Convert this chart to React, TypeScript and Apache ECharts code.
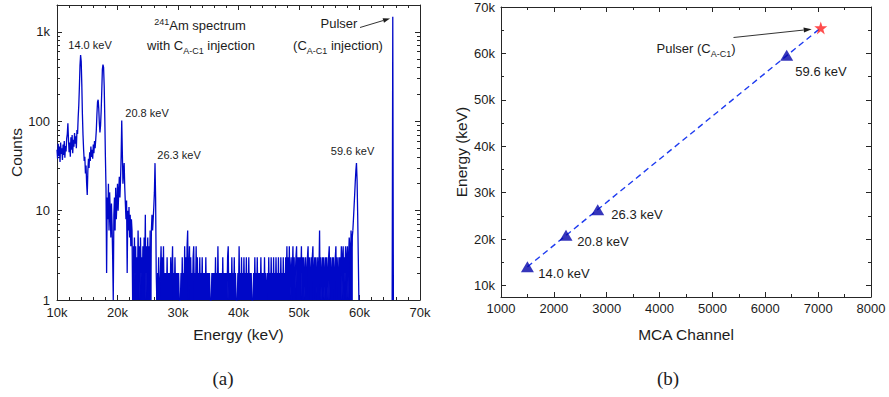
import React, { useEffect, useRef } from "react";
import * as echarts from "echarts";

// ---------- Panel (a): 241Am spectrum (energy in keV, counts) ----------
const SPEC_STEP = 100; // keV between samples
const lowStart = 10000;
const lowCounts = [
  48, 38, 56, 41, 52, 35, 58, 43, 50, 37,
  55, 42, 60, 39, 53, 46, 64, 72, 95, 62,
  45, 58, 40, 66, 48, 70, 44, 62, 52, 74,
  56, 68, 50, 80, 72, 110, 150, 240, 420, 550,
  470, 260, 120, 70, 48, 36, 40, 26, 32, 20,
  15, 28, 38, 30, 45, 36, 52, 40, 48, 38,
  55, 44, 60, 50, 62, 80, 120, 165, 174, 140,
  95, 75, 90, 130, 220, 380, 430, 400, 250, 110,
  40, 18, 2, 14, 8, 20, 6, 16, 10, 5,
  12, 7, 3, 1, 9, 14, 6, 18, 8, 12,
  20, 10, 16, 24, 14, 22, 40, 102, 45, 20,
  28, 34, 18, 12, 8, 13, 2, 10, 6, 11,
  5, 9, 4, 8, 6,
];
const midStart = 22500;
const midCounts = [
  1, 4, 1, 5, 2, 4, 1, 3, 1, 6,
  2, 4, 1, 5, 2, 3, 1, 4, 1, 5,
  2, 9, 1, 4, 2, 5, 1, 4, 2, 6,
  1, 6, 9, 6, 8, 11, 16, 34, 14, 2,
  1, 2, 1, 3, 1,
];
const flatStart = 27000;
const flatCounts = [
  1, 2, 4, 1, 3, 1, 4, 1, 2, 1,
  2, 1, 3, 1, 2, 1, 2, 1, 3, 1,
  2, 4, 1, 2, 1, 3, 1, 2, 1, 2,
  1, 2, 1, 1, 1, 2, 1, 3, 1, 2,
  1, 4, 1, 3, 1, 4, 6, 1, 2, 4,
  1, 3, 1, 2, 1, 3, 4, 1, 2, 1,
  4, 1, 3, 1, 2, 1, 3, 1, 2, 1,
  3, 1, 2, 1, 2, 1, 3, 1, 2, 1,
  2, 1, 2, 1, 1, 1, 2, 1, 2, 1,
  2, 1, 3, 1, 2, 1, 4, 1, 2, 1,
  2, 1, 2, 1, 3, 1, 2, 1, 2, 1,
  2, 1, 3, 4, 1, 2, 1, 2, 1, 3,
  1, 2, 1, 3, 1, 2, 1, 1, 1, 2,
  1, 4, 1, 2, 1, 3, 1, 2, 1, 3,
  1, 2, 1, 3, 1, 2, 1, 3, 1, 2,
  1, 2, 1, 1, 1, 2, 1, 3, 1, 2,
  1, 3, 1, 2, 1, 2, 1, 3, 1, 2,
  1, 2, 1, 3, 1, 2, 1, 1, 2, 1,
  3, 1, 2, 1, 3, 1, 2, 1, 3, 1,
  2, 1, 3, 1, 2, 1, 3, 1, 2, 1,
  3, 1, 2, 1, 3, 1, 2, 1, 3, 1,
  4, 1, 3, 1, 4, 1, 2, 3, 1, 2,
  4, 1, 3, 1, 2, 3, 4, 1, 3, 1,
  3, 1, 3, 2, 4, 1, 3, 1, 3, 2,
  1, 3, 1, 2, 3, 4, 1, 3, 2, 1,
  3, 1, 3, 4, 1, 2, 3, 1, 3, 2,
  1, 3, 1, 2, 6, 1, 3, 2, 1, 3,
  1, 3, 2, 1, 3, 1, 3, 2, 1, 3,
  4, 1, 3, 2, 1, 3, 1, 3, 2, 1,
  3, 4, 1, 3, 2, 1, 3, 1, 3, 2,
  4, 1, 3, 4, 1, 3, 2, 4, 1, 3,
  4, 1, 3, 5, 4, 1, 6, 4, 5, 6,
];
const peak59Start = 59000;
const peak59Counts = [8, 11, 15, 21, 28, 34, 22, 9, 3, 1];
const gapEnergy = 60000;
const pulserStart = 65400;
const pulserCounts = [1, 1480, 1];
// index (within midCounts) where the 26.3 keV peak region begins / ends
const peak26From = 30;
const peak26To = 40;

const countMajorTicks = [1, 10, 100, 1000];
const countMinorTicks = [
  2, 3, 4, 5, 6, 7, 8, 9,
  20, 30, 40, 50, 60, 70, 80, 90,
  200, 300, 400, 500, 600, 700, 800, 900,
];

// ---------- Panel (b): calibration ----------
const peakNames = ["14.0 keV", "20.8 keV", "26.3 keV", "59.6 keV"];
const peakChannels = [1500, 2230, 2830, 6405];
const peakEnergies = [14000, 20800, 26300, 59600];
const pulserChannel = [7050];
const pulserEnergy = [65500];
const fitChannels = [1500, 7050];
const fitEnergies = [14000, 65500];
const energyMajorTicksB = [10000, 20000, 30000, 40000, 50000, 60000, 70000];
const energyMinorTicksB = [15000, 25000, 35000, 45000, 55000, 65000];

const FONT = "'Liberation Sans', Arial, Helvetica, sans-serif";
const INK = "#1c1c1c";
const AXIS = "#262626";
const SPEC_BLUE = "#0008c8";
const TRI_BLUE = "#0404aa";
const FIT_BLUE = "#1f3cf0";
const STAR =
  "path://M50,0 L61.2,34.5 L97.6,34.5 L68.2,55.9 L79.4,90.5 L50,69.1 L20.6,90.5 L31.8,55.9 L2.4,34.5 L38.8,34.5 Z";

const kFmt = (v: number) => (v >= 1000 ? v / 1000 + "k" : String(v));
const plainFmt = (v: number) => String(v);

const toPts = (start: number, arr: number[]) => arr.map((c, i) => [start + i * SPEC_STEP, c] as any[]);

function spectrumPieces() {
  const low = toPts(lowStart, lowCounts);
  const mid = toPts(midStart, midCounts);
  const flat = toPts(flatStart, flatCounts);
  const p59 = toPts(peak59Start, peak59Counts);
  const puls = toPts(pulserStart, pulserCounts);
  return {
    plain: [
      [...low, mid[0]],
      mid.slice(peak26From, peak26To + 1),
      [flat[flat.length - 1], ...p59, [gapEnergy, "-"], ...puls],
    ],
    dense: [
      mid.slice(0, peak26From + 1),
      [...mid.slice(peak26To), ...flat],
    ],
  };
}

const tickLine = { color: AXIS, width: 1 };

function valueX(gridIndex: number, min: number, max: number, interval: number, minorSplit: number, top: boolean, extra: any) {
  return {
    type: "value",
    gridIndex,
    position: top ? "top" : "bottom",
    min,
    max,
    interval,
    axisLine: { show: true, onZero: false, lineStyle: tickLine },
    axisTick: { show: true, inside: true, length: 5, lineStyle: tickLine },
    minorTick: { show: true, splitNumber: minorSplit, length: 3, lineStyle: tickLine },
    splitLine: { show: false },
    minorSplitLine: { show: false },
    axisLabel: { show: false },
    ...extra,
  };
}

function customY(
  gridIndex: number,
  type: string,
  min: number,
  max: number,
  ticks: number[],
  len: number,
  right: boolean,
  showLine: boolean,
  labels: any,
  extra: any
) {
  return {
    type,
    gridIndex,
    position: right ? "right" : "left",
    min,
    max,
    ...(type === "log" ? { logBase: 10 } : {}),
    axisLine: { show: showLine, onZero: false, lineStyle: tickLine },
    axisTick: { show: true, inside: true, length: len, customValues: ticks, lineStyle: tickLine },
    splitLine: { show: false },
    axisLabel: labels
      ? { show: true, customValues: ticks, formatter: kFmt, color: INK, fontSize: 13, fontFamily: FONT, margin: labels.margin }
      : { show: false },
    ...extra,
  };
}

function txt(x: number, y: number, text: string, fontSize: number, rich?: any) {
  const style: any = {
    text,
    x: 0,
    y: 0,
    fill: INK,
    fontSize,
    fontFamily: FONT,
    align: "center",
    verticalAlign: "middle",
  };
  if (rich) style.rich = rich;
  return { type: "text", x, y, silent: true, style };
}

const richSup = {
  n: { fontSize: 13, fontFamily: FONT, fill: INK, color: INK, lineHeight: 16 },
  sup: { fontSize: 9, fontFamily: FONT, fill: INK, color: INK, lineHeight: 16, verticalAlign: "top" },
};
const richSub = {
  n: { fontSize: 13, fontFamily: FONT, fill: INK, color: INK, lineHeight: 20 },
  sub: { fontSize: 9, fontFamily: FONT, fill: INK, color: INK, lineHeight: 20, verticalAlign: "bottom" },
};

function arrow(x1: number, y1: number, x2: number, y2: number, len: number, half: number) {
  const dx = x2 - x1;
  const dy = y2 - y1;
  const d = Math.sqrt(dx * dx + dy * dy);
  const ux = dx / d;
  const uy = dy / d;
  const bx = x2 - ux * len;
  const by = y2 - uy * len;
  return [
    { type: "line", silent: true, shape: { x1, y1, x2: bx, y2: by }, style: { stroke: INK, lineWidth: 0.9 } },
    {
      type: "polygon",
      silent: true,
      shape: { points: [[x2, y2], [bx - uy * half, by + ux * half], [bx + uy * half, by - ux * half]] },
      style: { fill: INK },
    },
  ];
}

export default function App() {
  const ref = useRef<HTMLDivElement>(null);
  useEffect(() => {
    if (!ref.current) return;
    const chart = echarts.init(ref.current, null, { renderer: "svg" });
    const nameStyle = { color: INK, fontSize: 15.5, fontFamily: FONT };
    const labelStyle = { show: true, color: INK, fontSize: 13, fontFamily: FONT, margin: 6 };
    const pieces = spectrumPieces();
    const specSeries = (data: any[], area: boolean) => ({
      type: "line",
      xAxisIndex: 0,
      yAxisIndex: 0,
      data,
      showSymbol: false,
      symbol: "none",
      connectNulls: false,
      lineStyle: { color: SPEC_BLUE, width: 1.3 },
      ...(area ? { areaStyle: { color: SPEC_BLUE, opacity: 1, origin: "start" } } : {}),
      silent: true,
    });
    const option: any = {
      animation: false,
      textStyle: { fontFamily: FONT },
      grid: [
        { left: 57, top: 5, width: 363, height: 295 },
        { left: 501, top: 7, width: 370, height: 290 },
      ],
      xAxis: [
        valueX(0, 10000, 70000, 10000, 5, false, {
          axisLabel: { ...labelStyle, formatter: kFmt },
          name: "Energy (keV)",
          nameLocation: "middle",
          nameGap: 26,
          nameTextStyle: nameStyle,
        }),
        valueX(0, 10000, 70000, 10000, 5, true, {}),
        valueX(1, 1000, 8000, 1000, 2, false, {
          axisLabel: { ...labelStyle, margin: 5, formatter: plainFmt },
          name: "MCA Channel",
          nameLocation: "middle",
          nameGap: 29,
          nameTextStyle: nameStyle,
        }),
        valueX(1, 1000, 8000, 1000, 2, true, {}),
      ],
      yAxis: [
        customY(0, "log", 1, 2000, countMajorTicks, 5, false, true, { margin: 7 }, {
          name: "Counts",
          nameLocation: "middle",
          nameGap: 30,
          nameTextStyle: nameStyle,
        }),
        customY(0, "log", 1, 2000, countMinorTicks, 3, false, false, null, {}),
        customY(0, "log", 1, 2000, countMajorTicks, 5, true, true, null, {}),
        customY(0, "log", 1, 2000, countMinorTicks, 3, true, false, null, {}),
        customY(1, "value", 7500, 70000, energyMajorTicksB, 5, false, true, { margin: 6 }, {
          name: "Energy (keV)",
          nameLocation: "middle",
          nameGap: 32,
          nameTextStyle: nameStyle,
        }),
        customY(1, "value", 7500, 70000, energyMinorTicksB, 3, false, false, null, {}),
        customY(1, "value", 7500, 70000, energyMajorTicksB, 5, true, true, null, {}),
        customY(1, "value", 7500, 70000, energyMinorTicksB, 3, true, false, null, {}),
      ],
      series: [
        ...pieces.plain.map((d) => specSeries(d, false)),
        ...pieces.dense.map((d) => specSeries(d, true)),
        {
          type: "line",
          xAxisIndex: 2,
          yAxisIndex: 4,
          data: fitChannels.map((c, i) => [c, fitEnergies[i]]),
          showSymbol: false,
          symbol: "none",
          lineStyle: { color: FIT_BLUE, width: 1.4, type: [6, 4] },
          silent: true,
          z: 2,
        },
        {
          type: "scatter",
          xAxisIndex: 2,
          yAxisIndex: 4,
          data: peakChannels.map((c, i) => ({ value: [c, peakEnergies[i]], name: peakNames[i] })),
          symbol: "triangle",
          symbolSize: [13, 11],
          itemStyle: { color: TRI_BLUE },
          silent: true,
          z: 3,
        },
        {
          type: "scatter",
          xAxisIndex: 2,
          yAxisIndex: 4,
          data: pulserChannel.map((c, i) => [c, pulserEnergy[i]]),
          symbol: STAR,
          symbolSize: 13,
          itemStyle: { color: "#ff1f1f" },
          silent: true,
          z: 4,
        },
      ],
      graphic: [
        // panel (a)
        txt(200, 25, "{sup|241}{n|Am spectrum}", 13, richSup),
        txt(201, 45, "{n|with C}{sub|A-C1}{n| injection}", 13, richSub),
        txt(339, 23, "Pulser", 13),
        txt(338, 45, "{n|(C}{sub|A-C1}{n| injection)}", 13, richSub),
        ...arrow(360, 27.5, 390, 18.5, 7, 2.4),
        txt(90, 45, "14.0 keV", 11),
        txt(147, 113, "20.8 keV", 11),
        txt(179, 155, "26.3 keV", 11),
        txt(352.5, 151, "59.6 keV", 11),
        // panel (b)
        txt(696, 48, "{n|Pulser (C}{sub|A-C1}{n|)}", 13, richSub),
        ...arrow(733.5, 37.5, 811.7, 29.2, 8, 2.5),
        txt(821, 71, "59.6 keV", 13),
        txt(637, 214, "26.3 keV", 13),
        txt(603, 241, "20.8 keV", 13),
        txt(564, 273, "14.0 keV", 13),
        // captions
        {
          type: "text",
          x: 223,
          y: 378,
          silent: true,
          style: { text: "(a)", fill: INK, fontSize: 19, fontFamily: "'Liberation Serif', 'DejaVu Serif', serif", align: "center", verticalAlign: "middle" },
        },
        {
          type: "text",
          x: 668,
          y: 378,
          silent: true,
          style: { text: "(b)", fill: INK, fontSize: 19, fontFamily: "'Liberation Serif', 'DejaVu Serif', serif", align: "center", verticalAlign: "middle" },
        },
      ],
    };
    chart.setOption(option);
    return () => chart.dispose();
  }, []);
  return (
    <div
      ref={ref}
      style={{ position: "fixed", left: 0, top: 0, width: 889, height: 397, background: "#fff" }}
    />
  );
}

────────────────────

> **Stated goal**:
Copy nothing but the lines from the first one in the listing through the line with "import * as", and omit the pictures.

> **Reply to the task**:
Convert this chart to React, TypeScript and Apache ECharts code.
import React, { useEffect, useRef } from "react";
import * as echarts from "echarts";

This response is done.